(Figure scripts)
★ ★ ★ ★ ★ ★ ★
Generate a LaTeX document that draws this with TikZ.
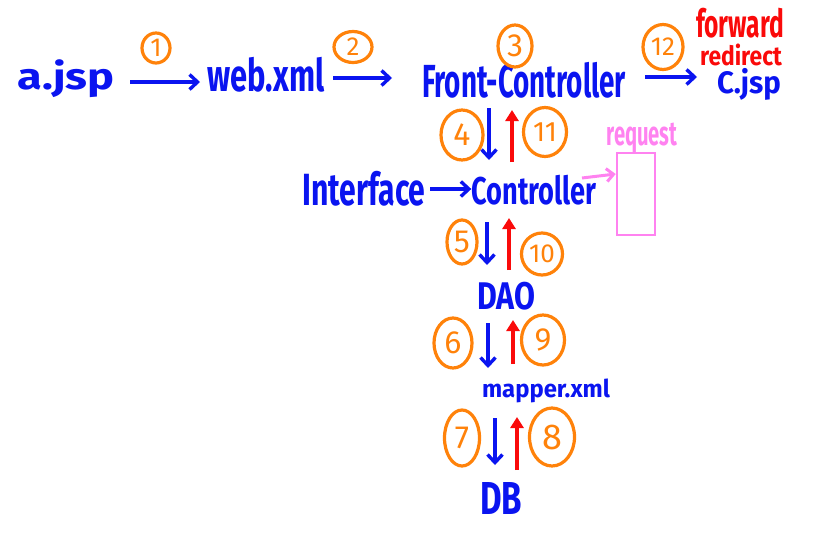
\documentclass[tikz,border=0pt]{standalone}
\usepackage{fontspec}
\setmainfont{Fira Sans}
\usepackage{graphicx}
\usetikzlibrary{arrows.meta,shapes.geometric}
\definecolor{pblue}{RGB}{10,20,240}
\definecolor{porange}{RGB}{255,130,10}
\definecolor{pred}{RGB}{250,10,10}
\definecolor{ppink}{RGB}{255,130,240}
\newcommand{\fitlbl}[3]{\resizebox*{#1pt}{#2pt}{\bfseries #3}}
\tikzset{
  lbl/.style={text=pblue, inner sep=0pt, font=\fontsize{26}{26}\selectfont},
  redlbl/.style={text=pred, inner sep=0pt, font=\fontsize{20}{20}\selectfont},
  num/.style 2 args={ellipse, draw=porange, line width=3.2pt, text=porange, inner sep=0pt,
    minimum width=#1pt, minimum height=#2pt, font=\fontsize{32}{32}\selectfont},
  barr/.style={draw=pblue, line width=3.6pt, -{Straight Barb[length=8pt,width=15pt,line width=3.4pt]}},
  rarr/.style={draw=pred, line width=3.4pt, -{Triangle[length=11pt,width=13pt]}},
  parr/.style={draw=ppink, line width=3pt, -{Straight Barb[length=7pt,width=13pt,line width=3pt]}},
}
\begin{document}
\begin{tikzpicture}[x=1pt,y=-1pt]
\useasboundingbox (0,0) rectangle (832,544);
% top row
\node[lbl] (ajsp) at (66,79) {\fitlbl{97}{38}{a.jsp}};
\node[lbl] (web) at (266,75) {\fitlbl{117}{35}{web.xml}};
\node[lbl] (front) at (524,80) {\fitlbl{204}{36}{Front-Controller}};
\node[lbl] (cjsp) at (749,84) {\fitlbl{64}{32}{C.jsp}};
\node[redlbl] (fw) at (740,23) {\fitlbl{88}{30}{forward}};
\node[redlbl] (rd) at (741,55) {\fitlbl{82}{22}{redirect}};
\coordinate (a1s) at (130,82); \coordinate (a1e) at (200,82);
\coordinate (a2s) at (333,78); \coordinate (a2e) at (392,78);
\coordinate (a12s) at (645,77); \coordinate (a12e) at (697,77);
\draw[barr] (a1s) -- (a1e);
\draw[barr] (a2s) -- (a2e);
\draw[barr] (a12s) -- (a12e);
\node[num={28}{30}, font=\fontsize{26}{26}\selectfont] (n1) at (156,48) {1};
\node[num={38}{31}, font=\fontsize{26}{26}\selectfont] (n2) at (353,47) {2};
\node[num={34}{42}] (n3) at (515,46) {3};
\node[num={40}{45}, font=\fontsize{26}{26}\selectfont] (n12) at (663,47) {12};
% middle
\node[lbl] (iface) at (364,189) {\fitlbl{123}{35}{Interface}};
\node[lbl] (ctrl) at (534,190) {\fitlbl{125}{30}{Controller}};
\draw[barr] (430,189) -- (iface.east -| ctrl.west);
\coordinate (a4s) at (489,108); \coordinate (a4e) at (489,160);
\draw[barr] (a4s) -- (a4e);
\draw[rarr] (512,162) -- (512,110);
\node[num={42}{50}] (n4) at (462,135) {4};
\node[num={43}{49}, font=\fontsize{28}{28}\selectfont] (n11) at (545,132) {11};
% request
\node[draw=ppink, line width=2.6pt, minimum width=38pt, minimum height=82pt, inner sep=0pt] (req) at (636,194) {};
\node[text=ppink, inner sep=0pt] (reqt) at (642,138) {\fitlbl{71}{30}{request}};
\draw[parr] (582,178) -- (req.west |- 0,174);
% DAO
\draw[barr] (487,222) -- (487,265);
\draw[rarr] (509,270) -- (509,218);
\node[num={30}{44}] (n5) at (462,242) {5};
\node[num={41}{42}, font=\fontsize{26}{26}\selectfont] (n10) at (542,254) {10};
\node[lbl] (dao) at (506,296) {\fitlbl{58}{28}{DAO}};
% mapper
\draw[barr] (488,323) -- (488,368);
\draw[rarr] (513,364) -- (513,320);
\node[num={38}{50}] (n6) at (453,343) {6};
\node[num={43}{50}] (n9) at (543,340) {9};
\node[lbl] (mapper) at (546,391) {\fitlbl{128}{24}{mapper.xml}};
% DB
\draw[barr] (495,418) -- (495,465);
\draw[rarr] (517,470) -- (517,417);
\node[num={35}{56}] (n7) at (462,438) {7};
\node[num={45}{58}, font=\fontsize{36}{36}\selectfont] (n8) at (552,437) {8};
\node[lbl] (db) at (501,498) {\fitlbl{42}{32}{DB}};
\end{tikzpicture}
\end{document}
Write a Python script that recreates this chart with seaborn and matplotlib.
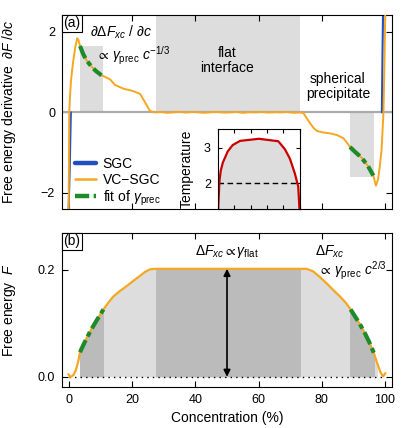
★ ★ ★ ★ ★ ★ ★
▶ _INSTRUCTIONS FOR THE TASK_
Which lines include "that"? Copy each of them out.

▶ _RESPONSE BELOW_
Generate a LaTeX document that draws this with TikZ.
Write a Python script that recreates this chart with seaborn and matplotlib.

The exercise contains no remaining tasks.